- Theatrical release poster
- Directed by: Prasad Oak
- Written by: Chinmay Mandlekar
- Produced by: Mandar Devasthali, Sudhir Kolte, Mohan Naddar
- Starring: Sonali Kulkarni Ravi Jadhav Sachin Khedekar
- Cinematography: Amalendu Chaudhary
- Edited by: Jayant Jathar
- Music by: Rahul Ranade Amar Oak
- Release date: 11 August 2017;
- Running time: 110 minutes
- Country: India
- Language: Marathi

= Kachcha Limboo =

2018 Marathi film directed by Prasad Oak

Kachcha Limboo is a 2017 Marathi language feature film directed by Prasad Oak and produced by Mandar Devasthali. The film was the recipient of the 2017 National Film Award in the Best Arts/Cultural Film category.

==Plot==
Shaila (Sonali Kulkarni) and Mohan Katdare (Ravi Jadhav) live in Mumbai with their mentally challenged son Bachhu (Manmeet Pem). Shaila works from 9:00 am to 5:00 pm in an office, while Mohan works night shifts at a telegraph office and also types from home during the day to care for Bachhu. They hardly spend time together and lack intimacy. Shaila sees their situation as a sacrifice for Bachhu, but Mohan is frustrated. Things get more complicated when Bachhu, at 15, becomes addicted to sexual desires.

== Cast ==
- Ravi Jadhav as Mohan Katdare
- Sonali Kulkarni as Shaila Katdare
- Sachin Khedekar as Mr. Pandit
- Manmeet Pem as Bachchu Katdare
- Ananth Narayan Mahadevan as Venkat
- Uday Sabnis as Prasanna

== Awards ==

| Year | Ceremony | Category | Result | Ref. |
|---|---|---|---|---|
| 2018 | 65th National Film Awards | Best Feature Film in Marathi | Won |  |

== Reception ==
Nandani Ramnath of Scroll.in stated "The genteel poverty of a Mumbai chawl is superbly lensed by Amalendu Chaudhary in vivid black-and-white to heighten the family’s general state of impoverishment. Colour is used only for scenes and objects that depict a happier past – the hope-filled union between Mohan and Shaila, their joy at the birth of their son, the wedding sari and perfume that remind Shaila of her fading feminine side."

The Times of India gave it four stars out of five and wrote "Kaccha Limbu is easily one of the best films in Marathi cinema. Though shot in black and white, it has multiple layers that boast of fantastic writing and execution. Don’t miss this one."

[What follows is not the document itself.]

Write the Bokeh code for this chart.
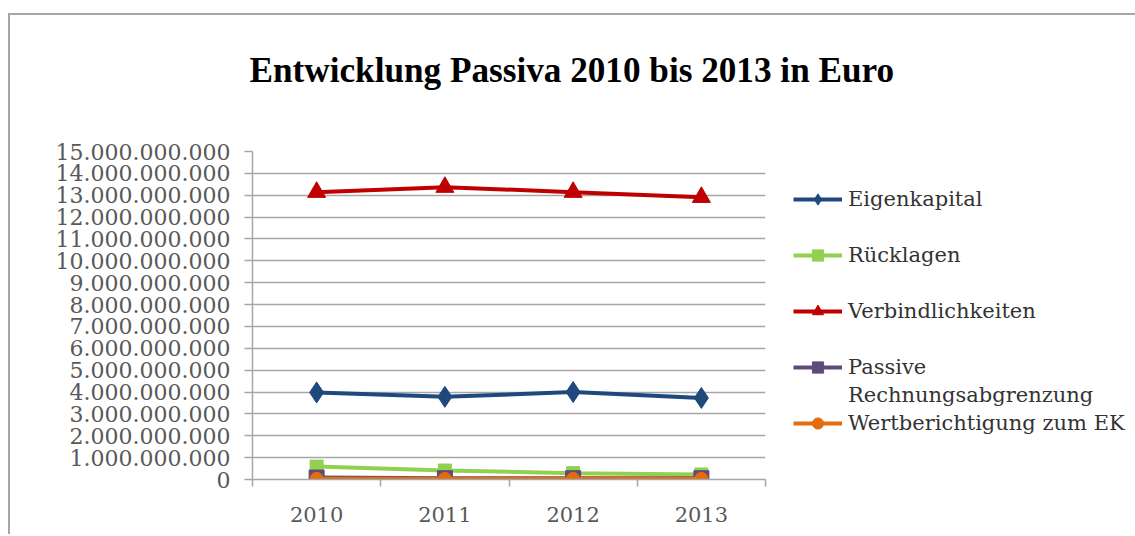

Writing in Pune Mirror Ganesh Matkari states "Kaccha Limbu ends on a positive note, slightly different from the play, but this is the right approach. To an extent, reflects the change in societal attitudes towards mental disabilities, which has only recently taken place. At the same time, it uplifts the viewer and offers the right context for the dark film."